Anyway, even if it would work, on a curve the drawbar pull wants to pull the flanges against the low rail and negate the fast angle effect. In real life, the centrifugal forces can overcome this with sufficient speed, but centrifugal forces do not scale down in the same way in the model. Then, when against the inside rail, there is the effect that every added car increases the flange friction force of every car ahead of it. It depends also on the total angle of wrap on the curve and the sharpness of the curve, and the increasing effect has a logarithmic increase... calculating this being once of the classic textbox problems of high school math. The old rope around the bit to hold a boat to the dock problem.
Remember Lionel saying that their multiple unit diesels would pull better if the motorized A unit ran backwards next to its train, pulling the cars, and pushing the dummy diesel units? Lionel didn't say why, but it was to counter the wrapping effect on curves.
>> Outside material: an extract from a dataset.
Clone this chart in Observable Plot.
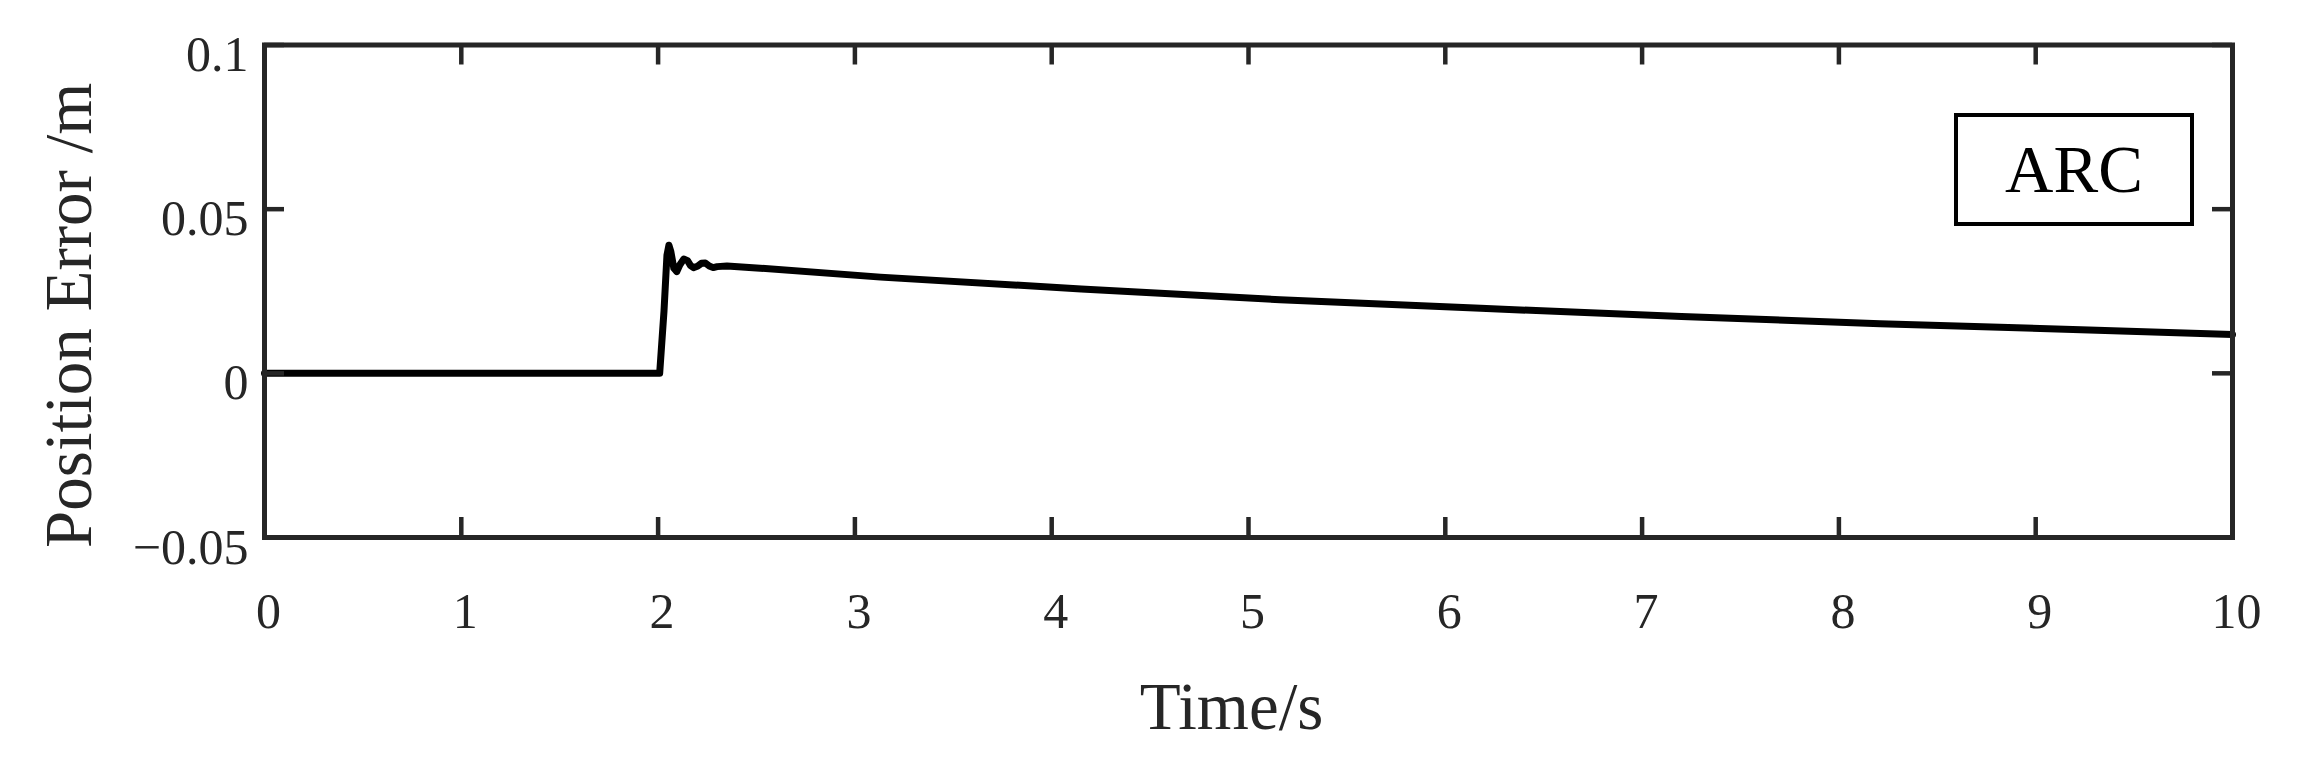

Solid axles lead to increases in this problem, while roller bearing will not totally cure it and probable are not much of an improvement over the old postwar style of wheels not fixed to the axles (smooth bearing) when lubricated.
Someone once offered a service to retrofit roller bearings to the fast-angle wheel sets of the MPC reintroduced 15" aluminum passenger cars. Their pointed axles also cut upward thru the cylindrical pockets in the postwar sideframes designed for the plain axles used in postwar. Perhaps the service had old axles available, but the roller bearings required a pocket machined into each of 8 existing wheels and disassembly of the swaged truck frame. That at least doubled the cost of a painted car. So I never tried this out, and can't say if it solved the problem to a sufficient degree.